Warehouse operations: Pick paths, inventory movements, packing operations, storage utilization, and labor productivity. Used for warehouse automation, layout optimization, and demand-driven inventory positioning.
Demand signals: Order patterns, seasonal trends, promotional impacts, and economic indicators. Used for demand forecasting and inventory optimization.
Port and terminal data: Vessel movements, container dwell times, berth utilization, crane operations, and customs clearance timelines. Used for port optimization and schedule prediction.
Last-mile delivery: Delivery attempts, success rates, customer availability patterns, package handling, and service time distributions. Used for delivery optimization and customer experience prediction.
Supply chain events: Disruptions, delays, reroutes, damage incidents, and capacity constraints. Used for supply chain resilience and risk modeling.

The Brokerage Challenge
Logistics data brokerage is harder than most industrial verticals due to:
Competitive Sensitivity
Logistics companies view their operational data as competitively sensitive. Shipping routes, customer volumes, pricing patterns, and network structures reveal strategic information. Convincing companies to share this data — even anonymized — requires significant trust.
Multi-Party Data
A complete supply chain record might involve data from a manufacturer, a freight forwarder, a trucking company, a port operator, a customs broker, and a last-mile carrier. Assembling a comprehensive dataset requires agreements with all parties.
Real-Time Value Decay
Logistics data loses value quickly. A routing dataset from last year reflects last year's road conditions, traffic patterns, and infrastructure. Fresh data commands a significant premium.
Standardization Gaps
Despite industry efforts (EDI, GS1, DCSA), logistics data formats remain wildly inconsistent. Different carriers use different tracking systems, different time zones, different units, and different definitions for common concepts like "delivered."

Market Structure
The logistics data brokerage market has distinct tiers:
Tier 1 — Platform aggregators: Large logistics platforms that aggregate data across their networks. They have the most comprehensive data but face the greatest competitive sensitivity concerns.
Tier 2 — Specialized data companies: Firms that focus on specific logistics data types — vessel tracking, freight rate benchmarking, port analytics. They offer deep expertise in narrow domains.
Tier 3 — Cross-chain assemblers: Brokers that stitch together data from multiple sources to create end-to-end supply chain datasets. This is the hardest but potentially most valuable role.

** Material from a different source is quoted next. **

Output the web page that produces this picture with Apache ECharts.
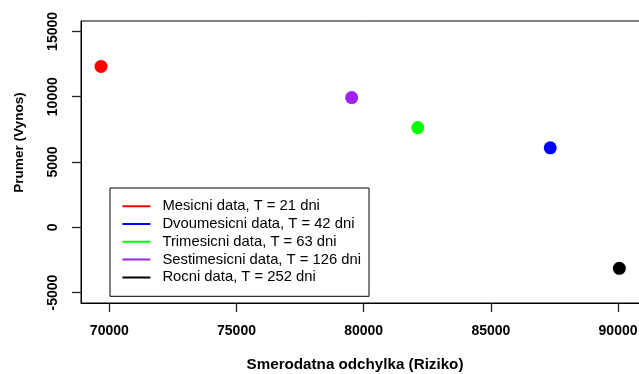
<!DOCTYPE html>
<html><head><meta charset="utf-8">
<script src="https://cdn.jsdelivr.net/npm/echarts@6/dist/echarts.min.js"></script>
<style>html,body{margin:0;padding:0;background:#fff}#c{width:639px;height:374px}</style>
</head><body><div id="c"></div>
<script>
const seriesNames = ['Mesicni data, T = 21 dni','Dvoumesicni data, T = 42 dni','Trimesicni data, T = 63 dni','Sestimesicni data, T = 126 dni','Rocni data, T = 252 dni'];
const riziko = [69673, 87335, 82126, 79528, 90052];
const vynos = [12324, 6086, 7638, 9931, -3142];
const xTicks = [70000, 75000, 80000, 85000, 90000];
const yTicks = [-5000, 0, 5000, 10000, 15000];
const colors = ['#FF0000','#0000FF','#00FF00','#A020F0','#000000'];

const font = 'Liberation Sans, Arial, sans-serif';
const chart = echarts.init(document.getElementById('c'), null, {renderer:'canvas'});
chart.setOption({
  animation:false,
  backgroundColor:'#fff',
  grid:{left:81, top:21, width:559, height:282, show:true, borderColor:'#000', borderWidth:1,
    backgroundColor:'transparent', containLabel:false, outerBoundsMode:'none'},
  xAxis:{type:'value', min:68886, max:90864,
    name:'Smerodatna odchylka (Riziko)', nameLocation:'middle', nameGap:54,
    nameTextStyle:{fontFamily:font, fontWeight:'bold', fontSize:15.2, color:'#000', padding:[0,11,0,0]},
    axisLine:{show:true, onZero:false, lineStyle:{color:'#000', width:1}}, splitLine:{show:false},
    axisTick:{show:true, inside:false, length:9, customValues:xTicks, lineStyle:{color:'#222', width:1.3}},
    axisLabel:{customValues:xTicks, margin:21, fontFamily:font, fontWeight:'bold', fontSize:14, color:'#000', formatter:v=>String(v)}
  },
  yAxis:{type:'value', min:-5800, max:15800,
    name:'Prumer (Vynos)', nameLocation:'middle', nameGap:55, nameRotate:90,
    nameTextStyle:{fontFamily:font, fontWeight:'bold', fontSize:13.6, color:'#000', padding:[0,0,0,39]},
    axisLine:{show:true, onZero:false, lineStyle:{color:'#000', width:1}}, splitLine:{show:false},
    axisTick:{show:true, inside:false, length:9, customValues:yTicks, lineStyle:{color:'#222', width:1.3}},
    axisLabel:{customValues:yTicks, rotate:90, margin:21, fontFamily:font, fontWeight:'bold', fontSize:14, color:'#000', formatter:v=>String(v)}
  },
  legend:{orient:'vertical', left:110, top:188, data:seriesNames,
    icon:'path://M0,0H28V2H0Z M35,0L35,2Z', itemWidth:35, itemHeight:2, itemGap:2.8,
    padding:[10.7, 8, 11.4, 12.4], borderColor:'#000', borderWidth:1, backgroundColor:'#fff',
    textStyle:{fontFamily:font, fontSize:14.8, color:'#000', lineHeight:15}
  },
  series: seriesNames.map((n,i)=>({
    name:n, type:'scatter', symbol:'circle', symbolSize:13,
    itemStyle:{color:colors[i], opacity:1}, data:[[riziko[i], vynos[i]]]
  }))
});
</script></body></html>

What AI Buyers Should Know
When purchasing logistics data for AI training:
- Insist on temporal metadata: Logistics data without accurate, synchronized timestamps is nearly useless
- Verify geographic coverage: A dataset that covers one region doesn't train models that work in another
- Check for survivorship bias: Logistics datasets often exclude failed routes, canceled shipments, and disrupted supply chains — exactly the scenarios where AI is most needed
- Assess network completeness: Data that captures only one leg of a supply chain limits model applicability

The Opportunity
The logistics industry's data fragmentation is the data broker's opportunity. No single logistics company can provide the breadth of data needed to train comprehensive AI models. Brokers who build the relationships, infrastructure, and trust to assemble cross-chain datasets fill a gap that the market cannot fill on its own.
The companies that crack logistics data brokerage won't just sell datasets. They'll become essential infrastructure for the AI-driven transformation of global supply chains.